Sitting complacent on her college bed raised on cinder blocks is a girl contemplating all the events of the day. Possible thought bubbles, including but not limited to (moose lake. please erin say you got that please):
-Why, oh why, does Internet Explorer still exist, when Firefox is obviously superior in every way?
-Why does my vacuum spew stuff instead of the other way around? I am not buying a new bag for that thing. It's not happening.
- I can't wait for morning so I can open the window and see my tree. What did I ever do to deserve that aspen tree outside my bedroom window? I couldn't possibly have done anything that good in three lifetimes. How aesthetically pleasing.
-All the books on my top bookshelf with the matching spines from the Barnes and Noble Classics collection are a sight for sore eyes. I think I might go smell them. Geek alarm.
- Someday I'm gonna have to stop thinking about Miranda and Ferdinand in scene 2.2 and actually write a paper on them. Something about how their subplot is the only one in the whole book not concerned with themes of subtlety and conspiracy and usurpation and they are an important contrast in their singular sincerity, demonstrated in lines 42-84. Or something. Someday before 12:20 on Wednesday.
-I finished Dracula today as I was walking home from school. It was the best walk home I ever had, and I probably should have paid attention to the muddy terrain instead of Mina Harker's scintillating story. But that's okay. Mud comes off.
- I hope Collin finishes Catching Fire soon. I want to talk to him about it. He seemed to think 70 pages was a big deal for one night. Is that real? Whose reading speed is skewed, mine or his?
- Sometimes, Shakespeare writes weird stuff. Like Cymbeline. Did you know Cymbeline is the King in that story?
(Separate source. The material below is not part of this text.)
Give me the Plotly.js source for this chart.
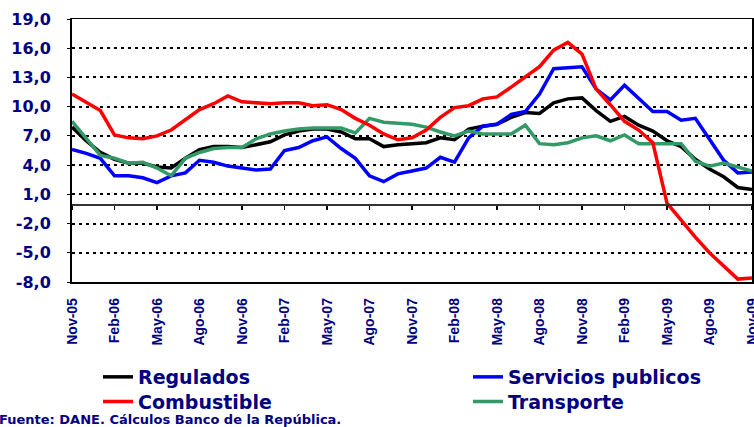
<!DOCTYPE html>
<html><head><meta charset="utf-8">
<script src="https://cdn.plot.ly/plotly-3.0.1.min.js"></script>
<style>html,body{margin:0;padding:0;background:#fff;} #chart{width:754px;height:427px;}</style>
</head><body><div id="chart"></div>
<script>
const months = ["Nov-05","Dic-05","Ene-06","Feb-06","Mar-06","Abr-06","May-06","Jun-06","Jul-06","Ago-06","Sep-06","Oct-06",
"Nov-06","Dic-06","Ene-07","Feb-07","Mar-07","Abr-07","May-07","Jun-07","Jul-07","Ago-07","Sep-07","Oct-07",
"Nov-07","Dic-07","Ene-08","Feb-08","Mar-08","Abr-08","May-08","Jun-08","Jul-08","Ago-08","Sep-08","Oct-08",
"Nov-08","Dic-08","Ene-09","Feb-09","Mar-09","Abr-09","May-09","Jun-09","Jul-09","Ago-09","Sep-09","Oct-09","Nov-09"];
const regulados = [7.9,6.5,5.3,4.6,4.2,4.2,3.8,3.7,4.7,5.6,5.9,5.9,
5.8,6.1,6.4,7.1,7.5,7.7,7.7,7.4,6.7,6.7,5.9,6.1,
6.2,6.3,6.8,6.6,7.7,8.0,8.2,8.9,9.4,9.3,10.4,10.8,
10.9,9.6,8.5,9.0,8.1,7.5,6.5,5.9,4.6,3.6,2.8,1.7,1.5];
const serviciosPublicos = [5.6,5.2,4.7,2.9,2.9,2.7,2.2,2.9,3.2,4.5,4.3,3.9,
3.7,3.5,3.6,5.5,5.8,6.5,6.9,5.7,4.7,2.9,2.3,3.1,
3.4,3.7,4.8,4.3,6.8,8.0,8.2,9.2,9.5,11.3,13.9,14.0,
14.1,11.8,10.7,12.2,10.9,9.5,9.5,8.6,8.8,6.7,4.5,3.2,3.3];
const combustible = [11.3,10.4,9.6,7.1,6.8,6.7,7.0,7.6,8.7,9.7,10.3,11.1,
10.5,10.4,10.3,10.4,10.4,10.1,10.2,9.7,8.8,8.1,7.2,6.6,
6.8,7.6,8.9,9.9,10.1,10.8,11.0,12.0,13.1,14.1,15.8,16.6,
15.4,11.8,10.2,8.5,7.6,6.3,0.1,-1.7,-3.4,-5.0,-6.3,-7.7,-7.6];
const transporte = [8.5,6.8,5.0,4.7,4.2,4.3,3.7,2.9,4.7,5.3,5.7,5.8,
5.8,6.7,7.2,7.5,7.7,7.8,7.8,7.8,7.3,8.8,8.4,8.3,
8.2,7.9,7.4,7.0,7.5,7.2,7.2,7.2,8.1,6.2,6.1,6.3,
6.8,7.0,6.5,7.1,6.2,6.2,6.2,6.2,4.4,3.9,4.2,3.8,3.4];
const xTickLabels = ["Nov-05","Feb-06","May-06","Ago-06","Nov-06","Feb-07","May-07","Ago-07","Nov-07",
"Feb-08","May-08","Ago-08","Nov-08","Feb-09","May-09","Ago-09","Nov-09"];
const yTickVals = [19,16,13,10,7,4,1,-2,-5,-8];
const yTickText = ["19,0","16,0","13,0","10,0","7,0","4,0","1,0","-2,0","-5,0","-8,0"];
const yRange = [-8,19];
const sourceText = "Fuente: DANE. Cálculos Banco de la República.";

const navy = '#000080';
const xIdx = months.map((m,i)=>i);
const tickIdx = xTickLabels.map(l => months.indexOf(l));
const xRange = [0, months.length-1];

// plot area in pixels (for placing legends/annotation in paper coords)
const W = 754, H = 427, mL = 72, mR = 2, mT = 19, mB = 145;
const pw = W - mL - mR, ph = H - mT - mB;
const px = v => (v - mL) / pw;
const py = v => (H - mB - v) / ph;

function tr(name, y, color, legend, xaxis){
  return {type:'scatter', mode:'lines', name:name, x:xIdx, y:y, legend:legend, xaxis:xaxis,
    line:{color:color, width:3.5}, hoverinfo:'skip'};
}
const data = [
  tr('Regulados', regulados, '#000000', 'legend', 'x'),
  tr('Servicios publicos', serviciosPublicos, '#0000FF', 'legend2', 'x'),
  tr('Transporte', transporte, '#339966', 'legend4', 'x'),
  tr('Combustible', combustible, '#FF0000', 'legend3', 'x2')
];
const legFont = {family:'DejaVu Sans', size:19, color:navy, weight:'bold'};
function leg(xpx, ypx){
  return {x:px(xpx), xanchor:'left', y:py(ypx), yanchor:'middle', orientation:'v',
    font:legFont, bgcolor:'rgba(0,0,0,0)', borderwidth:0, tracegroupgap:0};
}
const layout = {
  width:W, height:H,
  margin:{l:mL, r:mR, t:mT, b:mB, pad:0},
  paper_bgcolor:'#ffffff', plot_bgcolor:'#ffffff',
  showlegend:true,
  xaxis:{type:'linear', range:xRange, tickvals:tickIdx, ticktext:xTickLabels, tickangle:-90,
    ticks:'', ticklabelstandoff:9, ticklabeloverflow:'allow',
    tickfont:{family:'Liberation Sans', size:14, color:navy, weight:'bold'},
    showgrid:false, zeroline:false, showline:true, mirror:true, linecolor:'#000', linewidth:1.5},
  xaxis2:{overlaying:'x', anchor:'free', position:(0-yRange[0])/(yRange[1]-yRange[0]), side:'bottom',
    type:'linear', range:xRange, tickvals:tickIdx, showticklabels:false, ticks:'outside', ticklen:4,
    tickcolor:'#000', tickwidth:1.5, showline:true, linecolor:'#333', linewidth:1.5, showgrid:false, zeroline:false},
  yaxis:{range:yRange, tickvals:yTickVals, ticktext:yTickText, ticks:'outside', ticklen:3, tickcolor:'#000',
    ticklabelstandoff:13,
    tickfont:{family:'DejaVu Sans', size:16, color:navy, weight:'bold'},
    showgrid:true, gridcolor:'#000', gridwidth:2, griddash:'3px,4px', zeroline:false,
    showline:true, mirror:true, linecolor:'#000', linewidth:2},
  legend: leg(98, 377),
  legend2: leg(468, 377),
  legend3: leg(98, 401.7),
  legend4: leg(468, 401.7),
  annotations:[{text:sourceText, xref:'paper', yref:'paper', x:px(-3), y:py(419),
    xanchor:'left', yanchor:'middle', showarrow:false,
    font:{family:'DejaVu Sans', size:13, color:navy, weight:'bold'}}]
};
Plotly.newPlot('chart', data, layout, {displayModeBar:false, staticPlot:true});
</script></body></html>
Is it just me, or is Cymbeline kind of a girl name? Cue McCuskey in my head, talking about the instability and arbitrary nature of language and how Shakespeare is the precursor to Humpty Dumpty, making up words and saying they mean stuff. He is laughing in his grave right now, gleefully considering the thousands of students trying to figure out what all that stuff means. Kind of like Lewis Carrol and his precious Jabberwocky.
- You know what a vorpal blade is? Me neither. Cause it isn't even a thing.
- Lit analysis is so different from real life analysis. For example: Bram Stoker characterizes Jonathan Harker so as to make us think he is a schmuck. I see this. I laugh at the satire, at the cleverness of an Irishman poking fun at British Imperialism using subtle descriptions of train schedules and paprika chicken, and it is funny. But in real life, I think I would like Jonathan Harker. I might even respect him. Oh, education. How irrelevant you are to real life, at times.
- That turned into some really long thought bubbles, all leading back to literature. There is a distinct possibility I am an English Major and it is two weeks until finals.
- I think I'm gonna go analyze some Shakespeare now.